Task objective:
Pictures stay out of the copy. Please reproduce only the lines between the one holding "What Apache ECharts" and the one holding "const DX = 5; // container offset", inclusive.

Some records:
....

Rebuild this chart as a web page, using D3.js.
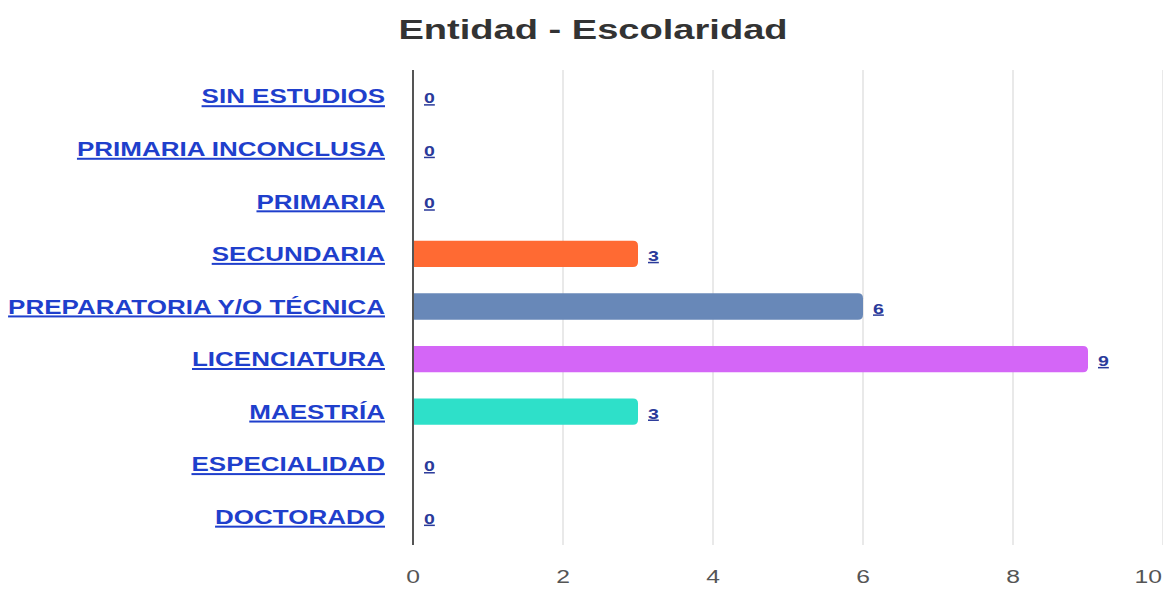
<!DOCTYPE html>
<html><head><meta charset="utf-8">
<script src="https://cdn.jsdelivr.net/npm/d3@7/dist/d3.min.js"></script>
<style>body{margin:0;background:#fff;}svg{display:block;}</style>
</head><body><svg id="c" width="1163" height="589"></svg>
<script>
const categories = ["SIN ESTUDIOS","PRIMARIA INCONCLUSA","PRIMARIA","SECUNDARIA","PREPARATORIA Y/O TÉCNICA","LICENCIATURA","MAESTRÍA","ESPECIALIDAD","DOCTORADO"];
const values = [0,0,0,3,6,9,3,0,0];
const barColors = ["#ff6a33","#ff6a33","#ff6a33","#ff6a33","#6888b8","#d466f7","#2ee0c9","#2ee0c9","#2ee0c9"];
const xTicks = [0,2,4,6,8,10];
const title = "Entidad - Escolaridad";

const SX = 1.3; // horizontal text stretch seen in the reference
const svg = d3.select("#c");
const m = {left:413, right:1163, top:70, bottom:543};
const x = d3.scaleLinear().domain([0,10]).range([m.left, m.right]);
const y = d3.scaleBand().domain(categories).range([m.top, m.bottom]).paddingInner(0.5).paddingOuter(0.25);
const font = "Liberation Sans, Arial, sans-serif";

svg.append("text").attr("transform",`translate(593,39) scale(1.36,1)`).attr("text-anchor","middle")
  .attr("font-family",font).attr("font-weight","bold")
  .attr("font-size",28).attr("fill","#333").text(title);

// grid
svg.append("g").selectAll("line").data(xTicks.filter(d=>d>0)).join("line")
  .attr("x1",d=>x(d)).attr("x2",d=>x(d)).attr("y1",m.top).attr("y2",m.bottom+2)
  .attr("stroke","#e2e2e2").attr("stroke-width",1.5);

// bars with right rounded corners
const r = 5;
svg.append("g").selectAll("path").data(values.map((v,i)=>({v,c:categories[i],i}))).join("path")
  .filter(d=>d.v>0)
  .attr("d",d=>{
    const x0=x(0)+1, x1=x(d.v), y0=y(d.c), h=y.bandwidth();
    return `M${x0},${y0}H${x1-r}Q${x1},${y0} ${x1},${y0+r}V${y0+h-r}Q${x1},${y0+h} ${x1-r},${y0+h}H${x0}Z`;
  })
  .attr("fill",d=>barColors[d.i]);

// axis line
svg.append("line").attr("x1",x(0)).attr("x2",x(0)).attr("y1",m.top).attr("y2",m.bottom+2)
  .attr("stroke","#555").attr("stroke-width",2);

// x tick labels
const last = xTicks[xTicks.length-1];
svg.append("g").selectAll("text").data(xTicks).join("text")
  .attr("transform",d=>`translate(${d===last? x(d)-1 : x(d)},${583}) scale(${SX},1)`)
  .attr("text-anchor",d=>d===last?"end":"middle")
  .attr("font-family",font).attr("font-size",19).attr("fill","#555").text(d=>d);

// category labels
svg.append("g").selectAll("text").data(categories).join("text")
  .attr("transform",d=>`translate(${m.left-28},${y(d)+y.bandwidth()/2}) scale(${SX},1)`)
  .attr("text-anchor","end").attr("dy","0.36em")
  .attr("font-family",font).attr("font-weight","bold")
  .attr("font-size",20).attr("fill","#1f3fcc").attr("text-decoration","underline").text(d=>d);

// value labels
svg.append("g").selectAll("text").data(values.map((v,i)=>({v,c:categories[i]}))).join("text")
  .attr("transform",d=>`translate(${x(d.v)+(d.v>0?10:11)},${y(d.c)+y.bandwidth()/2+7}) scale(${SX},1)`)
  .attr("font-family",font).attr("font-weight","bold")
  .attr("font-size",15).attr("fill","#2a3a9a").attr("text-decoration","underline").text(d=>d.v);
</script></body></html>
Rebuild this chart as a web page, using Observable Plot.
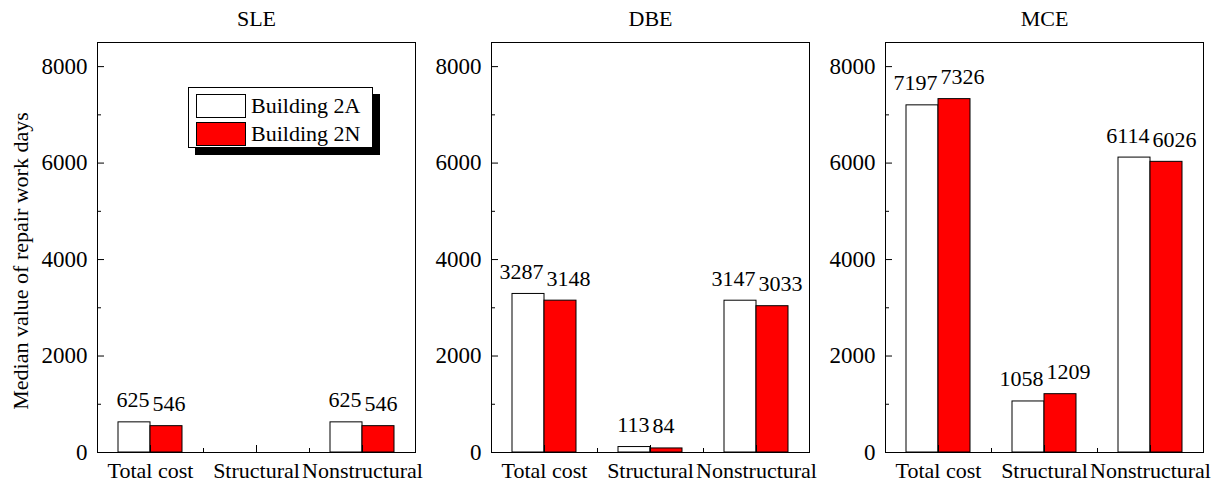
<!DOCTYPE html>
<html>
<head>
<meta charset="utf-8">
<script src="https://cdn.jsdelivr.net/npm/d3@7"></script>
<script src="https://cdn.jsdelivr.net/npm/@observablehq/plot@0.6"></script>
<style>
  body { margin: 0; background: #fff; color: #000; }
  #chart { position: relative; width: 1212px; height: 482px; font-family: "Liberation Serif", "Times New Roman", serif; }
  .panel { position: absolute; top: 0; }
  .panel svg { overflow: visible; }
  .panel svg text { font-family: "Liberation Serif", "Times New Roman", serif; }
  #ytitle { position: absolute; left: 21px; top: 261px; transform: translate(-50%, -50%) rotate(-90deg); white-space: nowrap; font-size: 22px; }
  #legend { position: absolute; left: 188px; top: 87px; width: 183px; height: 59px; border: 1px solid #000; background: #fff; box-shadow: 7px 7px 0 #000; font-size: 22px; }
  .lg-row { position: absolute; left: 7px; display: flex; align-items: center; }
  .lg-sw { width: 48px; height: 22px; border: 1px solid #000; margin-right: 5px; }
</style>
</head>
<body>
<div id="chart"></div>
<script>
// ---- data ----
const categories = ["Total cost", "Structural", "Nonstructural"];
const levels = ["SLE", "DBE", "MCE"];
const buildings = ["Building 2A", "Building 2N"];
const buildingColors = ["#ffffff", "#ff0000"];
const sle2A = [625, 0, 625];
const sle2N = [546, 0, 546];
const dbe2A = [3287, 113, 3147];
const dbe2N = [3148, 84, 3033];
const mce2A = [7197, 1058, 6114];
const mce2N = [7326, 1209, 6026];
const yTicks = [0, 2000, 4000, 6000, 8000];
const yMinorTicks = [1000, 3000, 5000, 7000];
const yTitle = "Median value of repair work days";

const seriesByLevel = {SLE: [sle2A, sle2N], DBE: [dbe2A, dbe2N], MCE: [mce2A, mce2N]};

// ---- layout ----
const W = 394, ML = 76, MR = 0, MT = 42, MB = 30, H = 482;
const fw = W - ML - MR, fh = H - MT - MB, bw = fw / categories.length;
const barW = 32, half = bw / 2;
const font = '"Liberation Serif", "Times New Roman", serif';

const chart = document.getElementById("chart");

levels.forEach((level, li) => {
  const [a, n] = seriesByLevel[level];
  const rowsA = categories.map((c, i) => ({category: c, building: buildings[0], value: a[i]}));
  const rowsN = categories.map((c, i) => ({category: c, building: buildings[1], value: n[i]}));
  const plot = Plot.plot({
    width: W, height: H,
    marginLeft: ML, marginRight: MR, marginTop: MT, marginBottom: MB,
    style: {fontFamily: font, fontSize: "23px", background: "transparent", color: "#000", overflow: "visible"},
    x: {domain: categories, padding: 0, axis: null},
    y: {domain: [0, 8500], axis: null},
    color: {domain: buildings, range: buildingColors},
    marks: [
      Plot.barY(rowsA, {x: "category", y: "value", fill: "building", stroke: "#000", strokeWidth: 1,
        insetLeft: half - barW, insetRight: half}),
      Plot.barY(rowsN, {x: "category", y: "value", fill: "building", stroke: "#000", strokeWidth: 1,
        insetLeft: half, insetRight: half - barW}),
      Plot.text(rowsA.filter(d => d.value > 0), {x: "category", y: "value", text: d => String(d.value),
        lineAnchor: "bottom", textAnchor: "end", dy: -15, dx: -1, fontSize: 22, fill: "#000"}),
      Plot.text(rowsN.filter(d => d.value > 0), {x: "category", y: "value", text: d => String(d.value),
        lineAnchor: "bottom", textAnchor: "start", dy: -15, dx: 2, fontSize: 22, fill: "#000"}),
      Plot.tickY(yTicks, {y: d => d, insetRight: fw - 7, stroke: "#000"}),
      Plot.tickY(yMinorTicks, {y: d => d, insetRight: fw - 4, stroke: "#000"}),
      Plot.tickX(categories, {x: d => d, insetTop: fh - 7, stroke: "#000"}),
      Plot.tickX(categories.slice(1), {x: d => d, dx: -half, insetTop: fh - 4, stroke: "#000"}),
      Plot.axisY({ticks: yTicks, tickSize: 0, tickPadding: 10, label: null, tickFormat: d => String(d)}),
      Plot.axisX({tickSize: 0, tickPadding: 10, label: null, fontSize: 22}),
      Plot.text([level], {frameAnchor: "top", dy: -32, fontSize: 22, fill: "#000"}),
      Plot.frame({stroke: "#000", strokeWidth: 1})
    ]
  });
  const wrap = document.createElement("div");
  wrap.className = "panel";
  wrap.style.left = (21 + li * W) + "px";
  wrap.appendChild(plot);
  chart.appendChild(wrap);
});

// y title
const yt = document.createElement("div");
yt.id = "ytitle";
yt.textContent = yTitle;
chart.appendChild(yt);

// legend
const lg = document.createElement("div");
lg.id = "legend";
buildings.forEach((b, i) => {
  const row = document.createElement("div");
  row.className = "lg-row";
  row.style.top = (5 + i * 28) + "px";
  const sw = document.createElement("div");
  sw.className = "lg-sw";
  sw.style.background = buildingColors[i];
  const tx = document.createElement("span");
  tx.textContent = b;
  row.appendChild(sw);
  row.appendChild(tx);
  lg.appendChild(row);
});
chart.appendChild(lg);
</script>
</body>
</html>
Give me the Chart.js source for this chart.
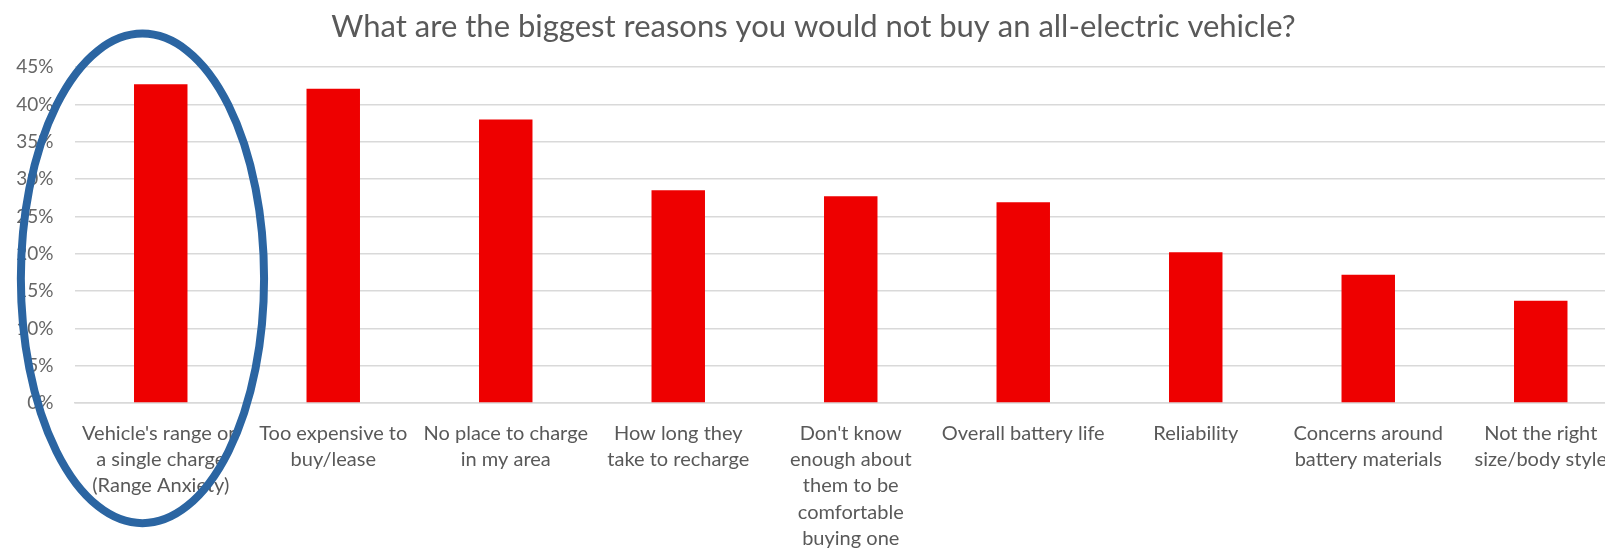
<!DOCTYPE html>
<html>
<head>
<meta charset="utf-8">
<title>Reasons not to buy an all-electric vehicle</title>
<script src="https://cdn.jsdelivr.net/npm/chart.js@4/dist/chart.umd.min.js"></script>
<style>
  html, body { margin: 0; padding: 0; background: #fff; overflow: hidden; }
  #wrap { width: 1640px; height: 548px; }
</style>
</head>
<body>
<div id="wrap"><canvas id="reasonsChart" width="1640" height="548"></canvas></div>
<script>
// --- data ---
const reasons = [
    ["Vehicle's range on", "a single charge", "(Range Anxiety)"],
    ["Too expensive to", "buy/lease"],
    ["No place to charge", "in my area"],
    ["How long they", "take to recharge"],
    ["Don't know", "enough about", "them to be", "comfortable", "buying one"],
    "Overall battery life",
    "Reliability",
    ["Concerns around", "battery materials"],
    ["Not the right", "size/body style"]
];
const shares = [42.7, 42.1, 38.0, 28.5, 27.7, 26.9, 20.2, 17.2, 13.7];
const yTicks = [0, 5, 10, 15, 20, 25, 30, 35, 40, 45];

// blue ring drawn round the first category (annotation)
const ring = { category: 0, shift: -0.106, yCenter: 16.7, rxCats: 0.705, ryValue: 32.8 };

const ringPlugin = {
    id: 'ring',
    afterDraw(chart) {
        const xs = chart.scales.x, ys = chart.scales.y;
        const catW = xs.getPixelForValue(1) - xs.getPixelForValue(0);
        const cx = xs.getPixelForValue(ring.category) + ring.shift * catW;
        const cy = ys.getPixelForValue(ring.yCenter);
        const rx = ring.rxCats * catW;
        const ry = ys.getPixelForValue(0) - ys.getPixelForValue(ring.ryValue);
        const c = chart.ctx;
        c.save();
        c.beginPath();
        c.ellipse(cx, cy, rx, ry, 0, 0, Math.PI * 2);
        c.lineWidth = 8;
        c.strokeStyle = '#2b65a2';
        c.stroke();
        c.restore();
    }
};

new Chart(document.getElementById('reasonsChart'), {
    type: 'bar',
    data: {
        labels: reasons,
        datasets: [{
            data: shares,
            backgroundColor: '#ee0000',
            barPercentage: 0.62,
            categoryPercentage: 0.5
        }]
    },
    options: {
        responsive: false,
        animation: false,
        layout: { padding: { top: 0, right: 13, bottom: 0, left: 0 } },
        plugins: {
            legend: { display: false },
            tooltip: { enabled: false },
            title: {
                display: true,
                text: 'What are the biggest reasons you would not buy an all-electric vehicle?',
                color: '#595959',
                font: { family: 'Lato', size: 31, weight: 'normal' },
                padding: { top: 8, bottom: 22 }
            }
        },
        scales: {
            x: {
                grid: { display: false, drawTicks: false },
                border: { color: '#d9d9d9', width: 1.5 },
                ticks: {
                    color: '#595959',
                    font: { family: 'Lato', size: 20, lineHeight: 1.32 },
                    padding: 17,
                    maxRotation: 0,
                    autoSkip: false
                },
                afterFit(axis) { axis.height = 145; }
            },
            y: {
                min: 0,
                max: 45,
                afterBuildTicks(axis) { axis.ticks = yTicks.map(v => ({ value: v })); },
                grid: { color: '#d9d9d9', lineWidth: 1.5, drawTicks: false },
                border: { display: false },
                ticks: {
                    color: '#666666',
                    font: { family: 'Lato', size: 19 },
                    padding: 21,
                    callback: v => v + '%'
                },
                afterFit(axis) { axis.width = 74.5; }
            }
        }
    },
    plugins: [ringPlugin]
});
</script>
</body>
</html>
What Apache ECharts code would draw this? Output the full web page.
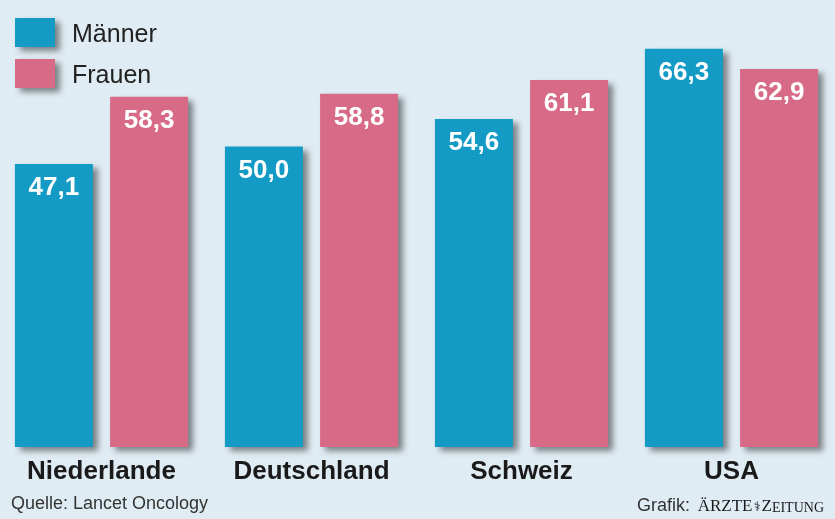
<!DOCTYPE html>
<html>
<head>
<meta charset="utf-8">
<script src="https://cdn.jsdelivr.net/npm/echarts@6/dist/echarts.min.js"></script>
<style>
html,body{margin:0;padding:0;background:#e0ecf3;overflow:hidden;width:835px;height:519px;position:relative;}
#chart{position:absolute;left:-5px;top:0;width:845px;height:519px;}
</style>
</head>
<body>
<div id="chart"></div>
<script>
const categories = ['Niederlande', 'Deutschland', 'Schweiz', 'USA'];
const maenner = [47.1, 50.0, 54.6, 66.3];
const frauen = [58.3, 58.8, 61.1, 62.9];
const seriesNames = ['Männer', 'Frauen'];
const sourceText = 'Quelle: Lancet Oncology';

const BLUE = '#139bc5';
const PINK = '#d76b87';
const SANS = '"Liberation Sans", Arial, sans-serif';
const SERIF = '"Liberation Serif", "Times New Roman", serif';
const DX = 5; // container offset

const fmt = p => p.value.toFixed(1).replace('.', ',');
const barShadow = {shadowColor:'rgba(0,0,0,0.45)', shadowBlur:6, shadowOffsetX:5, shadowOffsetY:4};

const chart = echarts.init(document.getElementById('chart'), null, {renderer:'canvas'});
chart.setOption({
  backgroundColor: '#e0ecf3',
  animation: false,
  legend: {
    orient: 'vertical', left: 15, top: 13,
    itemWidth: 40, itemHeight: 29, itemGap: 11,
    icon: 'rect',
    data: seriesNames,
    formatter: '{t|{name}}',
    textStyle: {fontFamily: SANS, fontSize: 25, color: '#222', padding: [0,0,0,12],
      rich: {t: {fontFamily: SANS, fontSize: 25, color: '#222', padding: [6,0,0,0]}}},
    itemStyle: barShadow
  },
  grid: {left: 1.5, width: 840, top: 26.4, bottom: 72, containLabel: false},
  xAxis: {
    type: 'category', data: categories,
    axisLine: {show: false}, axisTick: {show: false},
    axisLabel: {fontFamily: SANS, fontWeight: 'bold', fontSize: 26, color: '#1a1a1a', margin: 12, lineHeight: 26, verticalAlign: 'top'}
  },
  yAxis: {type: 'value', min: 0, max: 70, show: false, splitLine: {show: false}},
  series: [
    {
      name: seriesNames[0], type: 'bar', data: maenner, barWidth: 78, barGap: '22%',
      itemStyle: Object.assign({color: BLUE}, barShadow),
      label: {show: true, position: 'insideTop', distance: 11, formatter: fmt, color: '#fff', fontFamily: SANS, fontWeight: 'bold', fontSize: 26, lineHeight: 26}
    },
    {
      name: seriesNames[1], type: 'bar', data: frauen, barWidth: 78, barGap: '22%',
      itemStyle: Object.assign({color: PINK}, barShadow),
      label: {show: true, position: 'insideTop', distance: 11, formatter: fmt, color: '#fff', fontFamily: SANS, fontWeight: 'bold', fontSize: 26, lineHeight: 26}
    }
  ],
  graphic: [
    {type: 'text', left: 11 + DX, top: 495, style: {text: sourceText, font: '18px ' + SANS, fill: '#333'}},
    {type: 'text', x: 690 + DX, y: 506, style: {text: 'Grafik:', font: '18px ' + SANS, fill: '#333', align: 'right', verticalAlign: 'middle'}},
    {type: 'text', x: 824 + DX, y: 507, style: {
      text: '{a|ÄRZTE}{s|⚕}{a|Z}{b|EITUNG}',
      align: 'right', verticalAlign: 'middle',
      rich: {
        a: {font: '17px ' + SERIF, fill: '#1a1a1a', verticalAlign: 'bottom'},
        b: {font: '14px ' + SERIF, fill: '#1a1a1a', verticalAlign: 'bottom'},
        s: {font: '13px "DejaVu Sans"', fill: '#1a1a1a', verticalAlign: 'bottom', padding: [0, 1, 1, 1]}
      }
    }}
  ]
});
</script>
</body>
</html>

....

Task solution:
What Apache ECharts code would draw this? Output the full web page.
<!DOCTYPE html>
<html>
<head>
<meta charset="utf-8">
<script src="https://cdn.jsdelivr.net/npm/echarts@6/dist/echarts.min.js"></script>
<style>
html,body{margin:0;padding:0;background:#e0ecf3;overflow:hidden;width:835px;height:519px;position:relative;}
#chart{position:absolute;left:-5px;top:0;width:845px;height:519px;}
</style>
</head>
<body>
<div id="chart"></div>
<script>
const categories = ['Niederlande', 'Deutschland', 'Schweiz', 'USA'];
const maenner = [47.1, 50.0, 54.6, 66.3];
const frauen = [58.3, 58.8, 61.1, 62.9];
const seriesNames = ['Männer', 'Frauen'];
const sourceText = 'Quelle: Lancet Oncology';

const BLUE = '#139bc5';
const PINK = '#d76b87';
const SANS = '"Liberation Sans", Arial, sans-serif';
const SERIF = '"Liberation Serif", "Times New Roman", serif';
const DX = 5; // container offset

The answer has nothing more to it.